While Frontierland may have lost some of it’s allure to guests as pop culture changed, Disneyland did not change a great deal over the years along the Rivers of America. The Painted Desert gave way to Big Thunder Mountain as thrill rides became the rage at theme parks.

While some folks would like to give George Lucas credit for changing the cinematic world by taking audiences to a galaxy, far, far way in the summer of 1977. But the story that came on screen was very similar to what was told in previous films such as “The Magnificent Seven“. Which it’s self, was a retelling of the Japanese film, “Seven Samurai“. People searching for redemption in their own way, became unlikely heroes, doing what was best for the greater good.

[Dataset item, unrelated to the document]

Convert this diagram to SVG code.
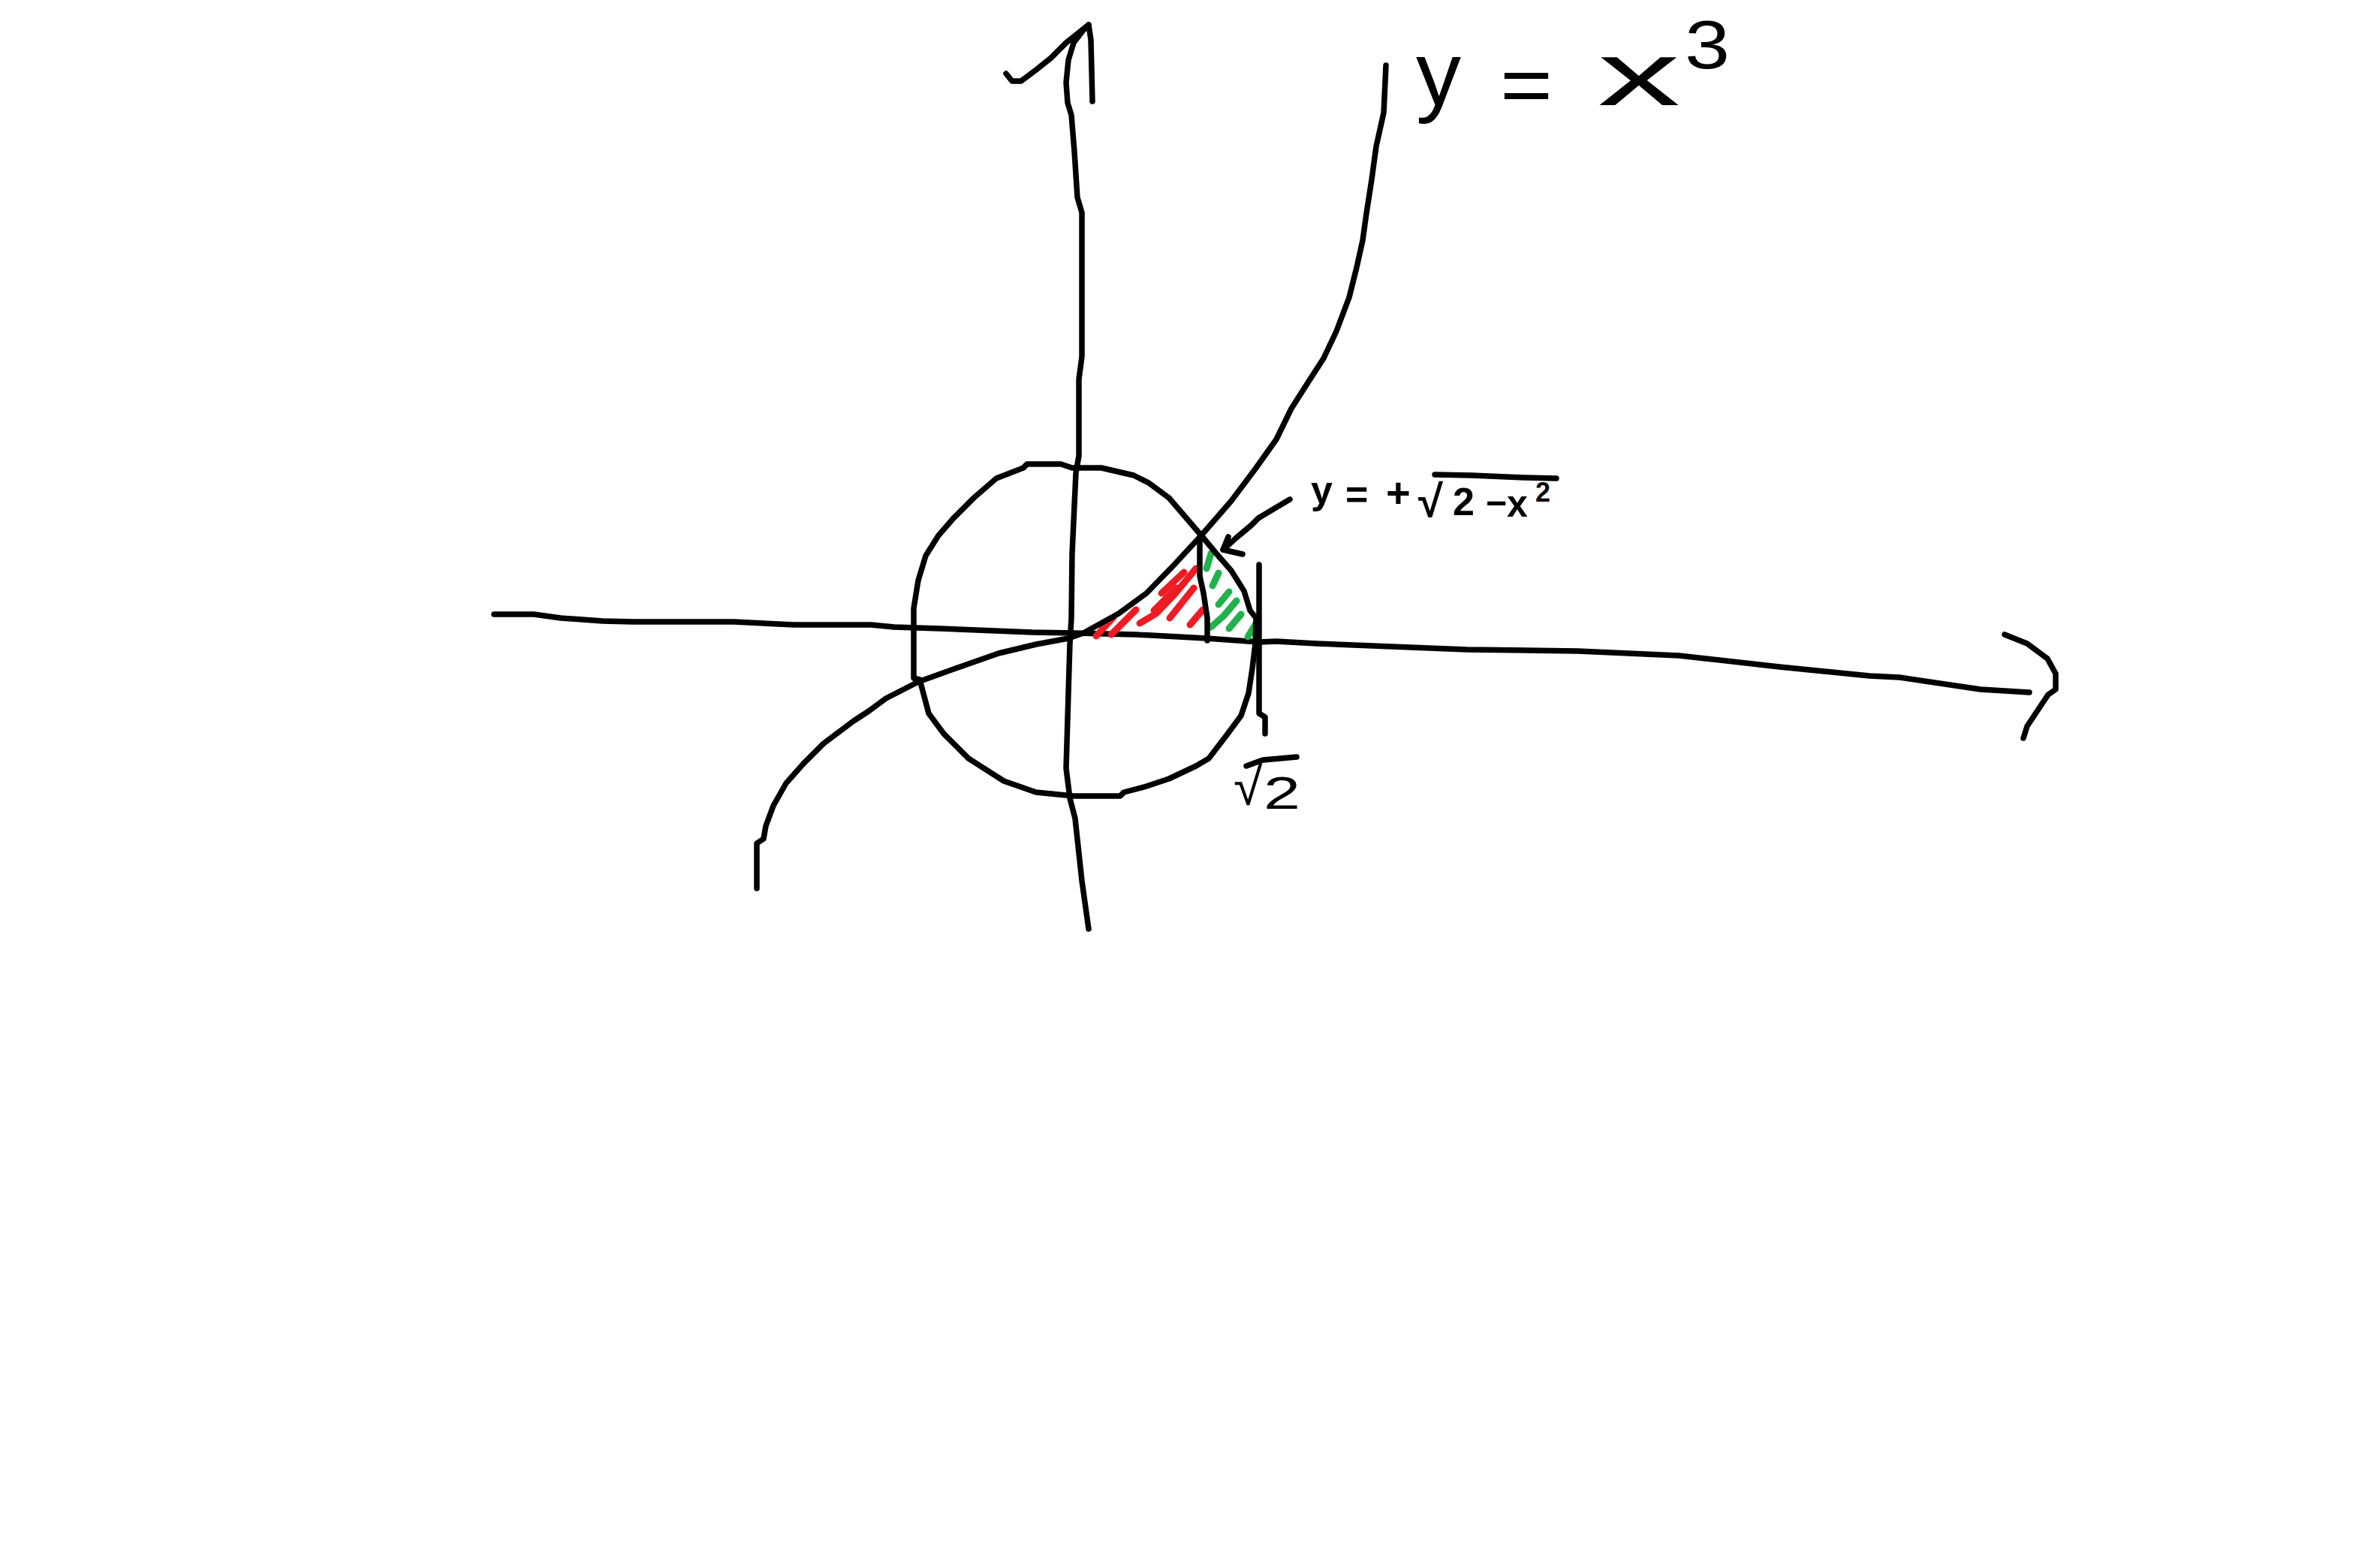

With “Star Wars: The Force Awakens” bringing audiences back to theaters and with the Disney company acquisition of Lucasfilm (and it’s empire of intellectual properties), changing a good part of Frontierland into a Star Wars land in Anaheim is somewhat a no-brainer. Sure, Disney needs to come up with something to match Universal’s Harry Potter additions in both Florida and California. Taking guests on that journey to a part of the galaxy, far, far away is just the thing to capitalize on audience love of the film franchise.

I won’t spin up the crystal ball for a look ahead, but rather offer a glimpse back today. Into the era when the wide open spaces and adventure ahead was the wild, wild West. Where bad guys and Indians waited to trap the unsuspecting settlers, coming in search of better than what they left behind.

While some of us may still have our coon skin caps at the ready, more are ready for “lightspeed to Endor” as Captain Rex, used to say. Maybe we can still make the trip to join them and take another spin around the Rivers of America in the same visit.